Non c’è pace per l’Ucraina. Non c’è pace perché non bastava cacciare il presidente Yanukovich per risolvere problemi che hanno radici lontane nel tempo. Così, se a Kiev ritorna una calma apparente con la nascita di un nuovo esecutivo di espressione filo-europea con componenti vicini a quella che fu la pacifica Rivoluzione Arancione di Yulia Timoshenko, recentemente liberata, la tensione si è spostata nelle regioni orientali e in Crimea.
È scontro in Crimea. Soprattutto in Crimea la tensione è alle stelle. Proprio questa mattina il governo di Kiev ha accusato Mosca di aver occupato militarmente gli aeroporti di Belbek e Sinferopoli. Il governo russo ha smentito qualsiasi coinvolgimento delle proprie truppe regolari. Secondo il Cremlino, l’occupazione in corso è avvenuta ad opera di milizie locali filo-russe. Tuttavia, Mosca non è rimasta a guardare e lungo i confini con l’Ucraina ha avviato una enorme esercitazione militare che coinvolge ben 150mila soldati e più di un centinaio di aerei, un numero sufficiente per occupare almeno parte della stessa Ucraina.
Gli interessi russi in Ucraina. Sotto il profilo geopolitico, Mosca ha necessità di mantenere l’Ucraina nella sua orbita o, per lo meno, garantirsi la sua neutralità per svolgere un ruolo di stato-cuscinetto tra la Nato/Ue e i suoi confini occidentali. Questo garantirebbe, inoltre, il passaggio del gas russo verso l’Europa centrale e occidentale a prezzi contenuti. Ma non va dimenticato anche l’aspetto “etnico” del problema Ucraina.

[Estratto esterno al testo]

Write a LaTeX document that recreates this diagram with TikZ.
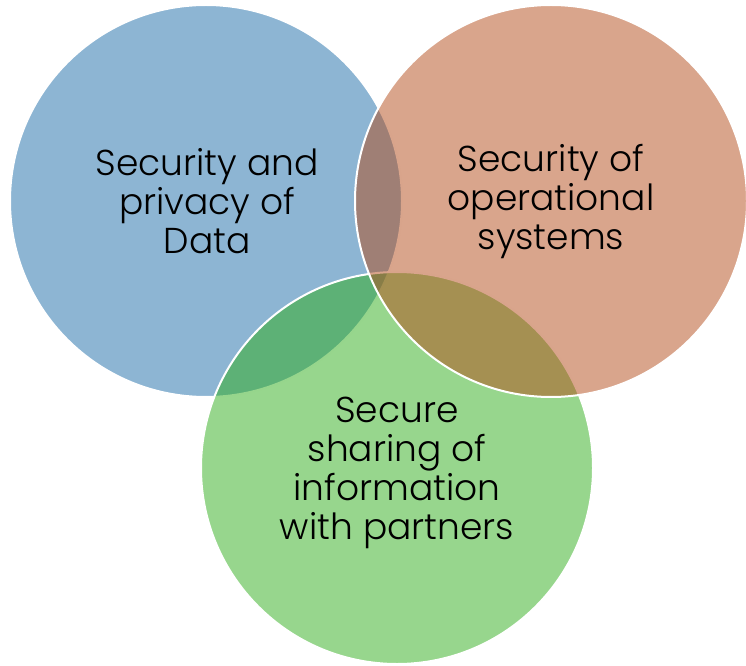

La questione etnica. I confini ucraini sono stati disegnati da Mosca quando Kiev non era altro che una delle tante città dell’impero sovietico. Nel disegnare i suoi confini, il regime sovietico ha tenuto conto solo in parte della composizione etnica (esattamente come è avvenuto in Jugoslavia in alcune zone di confine tra Serbia e Croazia, Tra Serbia e Bosnia e tra Crozia e Bosnia). L’Ucraina attuale è divisa, di fatto, in tre parti. Le regioni occidentali, corrispondenti alla “vecchia” Galizia orientale, le regioni centrali, e le regioni orientali (Crimea inclusa). Sotto il profilo etnico le regioni orientali sono abitate prevalentemente da russi o russofoni (in Crimea la popolazione russa è il 67%), quelle centrali hanno una composizione etnica mista e quelle occidentali sono essenzialmente ucraine ad eccezione delle province che confinano con la Moldavia e la Transnistria. Storicamente il territorio ucraino è stato per molti secoli diviso lungo la linea del fiume Nipro. La Galizia orientale è appartenuta per secoli all’Impero Austroungarico (sotto il quale si sono sviluppati i primi sentimenti nazionalistici ucraini). Subito dopo la prima guerra mondiale, ha goduto di una brevissima indipendenza che è terminata con l’occupazione polacca alla quale ha fatto seguito, solo dopo il 1945, l’annessione all’Impero sovietico. Le regioni orientali, invece, hanno fatto parte per secoli all’Impero russo e poi alla nascente Urss, subendo un ulteriore processo di russificazione intorno al 1922-23.
Crimea, fonte di guai. Discorso a parte va fatto per la Crimea. Da secoli abitata da russi, è stata annessa alla repubblica sovietica di Ucraina nel 1954 per volere di Nikita Cruscev in segno di amicizia tra il popolo russo e quello ucraino suggellato dal Trattato di Pereyaslav tra i cosacchi ucraini e l’Impero russo 300 anni prima. La Crimea ha da sempre svolto un ruolo geopolitico fondamentale per la Russia. Prima era approdo naturale delle navi mercantili che attraversavano il Bosforo, poi è divenuta una penisola strategica sotto il profilo militare con la nascita dell’Urss. Qui ancora oggi sono ancorate le navi dell’Armata russa.
Per tutto questo il problema dell’Ucraina non si risolve con la liberazione della Timoshenko e con la cacciata di Yanukovic. Perché lì non si tratta di una banale cacciata del tiranno di turno. Il problema è ampio e può trovare una parziale soluzione solo ridisegnando i confini di un grande paese spaccato.